D.E. imagina el caos de un existir sin redención, fragmentos de un ímpetu generador explicable por el absurdo de una reiteración obstinada. Para el existir todo está cerrado, dice Samuel Beckett, sólo está el sin sentido, pues su salida, su única salida es la muerte cuya puerta se cierra definitivamente tras cada existir y clausura posibilidades y opciones que la fantasía humana mantiene como débil tabla de salvación, en medio de un océano proceloso que no da cuartel. Sólo el lenguaje transformado en arte otorga la visión de una quimera, cuya promesa es en sí misma el supremo y único valor que hace del tiempo un suceso percibible y aceptable en su engañosa imagen espectral.

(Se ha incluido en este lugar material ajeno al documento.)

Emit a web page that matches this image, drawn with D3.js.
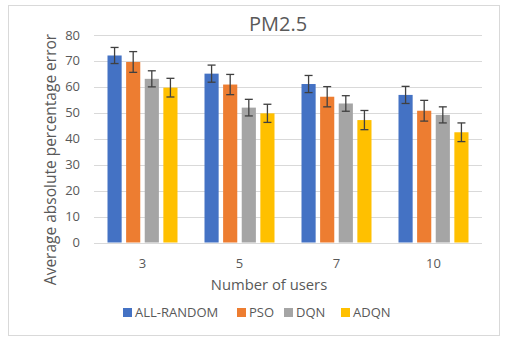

La autora apela a la escritura, materia que siempre permite organizar un drama, y este es, en el lenguaje una forma singular de la existencia, que es la existencia sin redención del texto, estructura externa sobre un vacío que el sentido no puede rescatar para la vida. Se plantea entonces sólo el torbellino de un sistema de analogías por el que pareciera existir un nexo, común denominador para la aprehensión de ciertas aristas que parecen surgir de lo real como la prueba de un existir ajeno, múltiple y contradictorio, paisaje que el humano crea y del cual es al mismo tiempo su imagen más certera.

El cuarto mundo se nos presenta como una dimensión inseparable, el lenguaje es la envoltura de la imagen y la imagen, no hay redención posible, en él están todas las significaciones, los desciframientos, el límite que aparta y condiciona, que convierte en texto la vida, como lo masculino y femenino condicionados a ser dos partes de un drama, en el que se representa el juego de una separación impostergable que es una ilusión, pues el magma que los nutre y conforma desde el útero materno, acentuando sus particularidades biológicas, es a su vez un mundo unificado que los obliga a ser las dos caras de una hoja, páginas inseparables de un texto que se hace a sí mismo en la condicionalidad de un existir irremediable.

El texto de D.E. simula constituir un campo de acción psíquica cuyo límite es el cierre de la escritura, su orden sintáctico, la concepción de su propio sistema de signos, es la forma externa de un vacío que el sentido no puede rescatar para la vida, pues si la vida es en su devenir como resultado que imponen las proposiciones del texto, ya en el instante de cerrar el libro es otra cosa, la imagen ha cambiado aún en la reiteración del gesto, porque todo es movilidad y no hay tragedia paradigmática, sino un suceder de dolores y nostalgia que siempre son otros de sí mismos, y el texto es también tránsito y está allí frente a la mirada apelando al sostén de un lector, en cuya conciencia opera un desenvolvimiento que el autor no puede controlar y que constituye el otro lado, la otra dimensión del lenguaje en que el mundo va a desdoblarse en el tañido sutil de otros campanarios.